St. Mary Parish - designated for Polish immigrants in Ware, Massachusetts, United States.

Founded 1905, it is one of the Polish-American Roman Catholic parishes in New England in the Diocese of Springfield in Massachusetts.

== History ==
On December 22, 1904, there came to this settlement two missionary Fathers. Fr. Joseph Fux M.S. and Fr. Oswald Loretan M.S. Then Fr. Joseph Fux M.S. was named the first pastor of the local parish.

The first religious service for the Poles was conducted on January 1, 1905, in the lower part of All Saints Church.
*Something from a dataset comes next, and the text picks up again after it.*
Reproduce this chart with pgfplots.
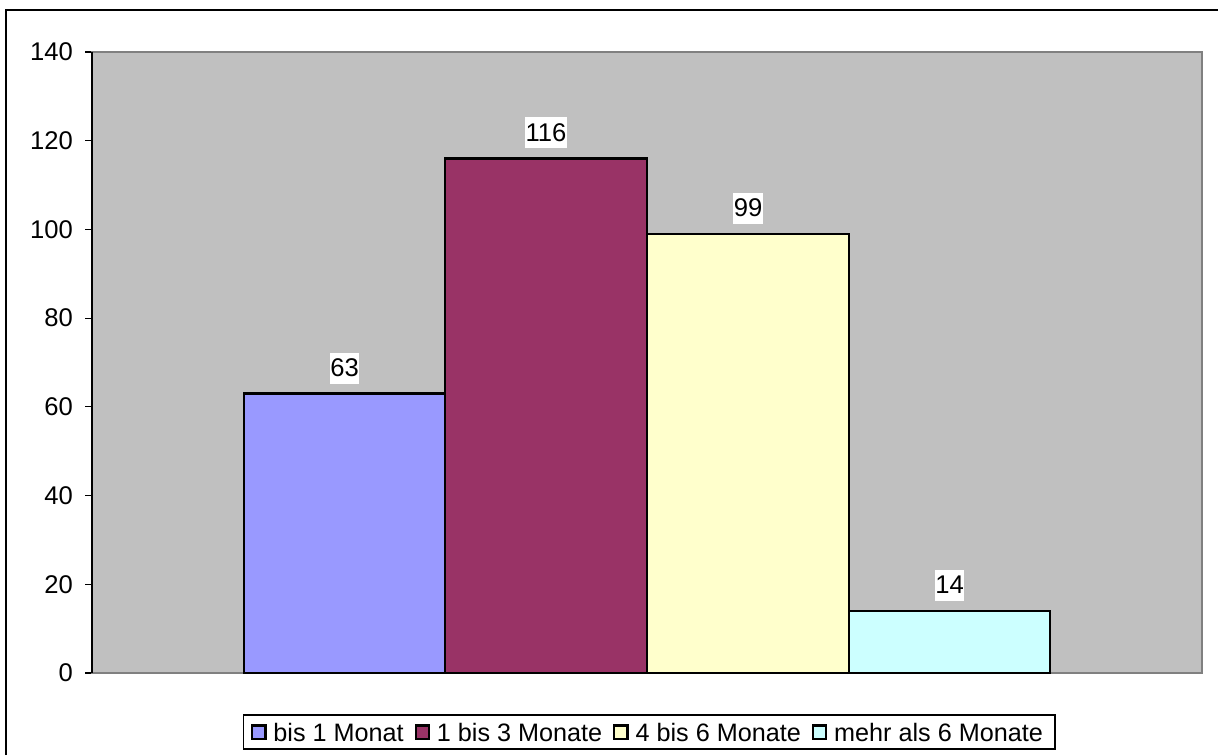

The first collection for this purpose netted $300, the second campaign brought in $2,000 for the new structure. In 1907, the church structure, built in the Romano-Gothic style, was completed.

In 1923 there were three large bells purchased and installed in the central tower. In the same year the lower church was remodeled and made into eight class rooms.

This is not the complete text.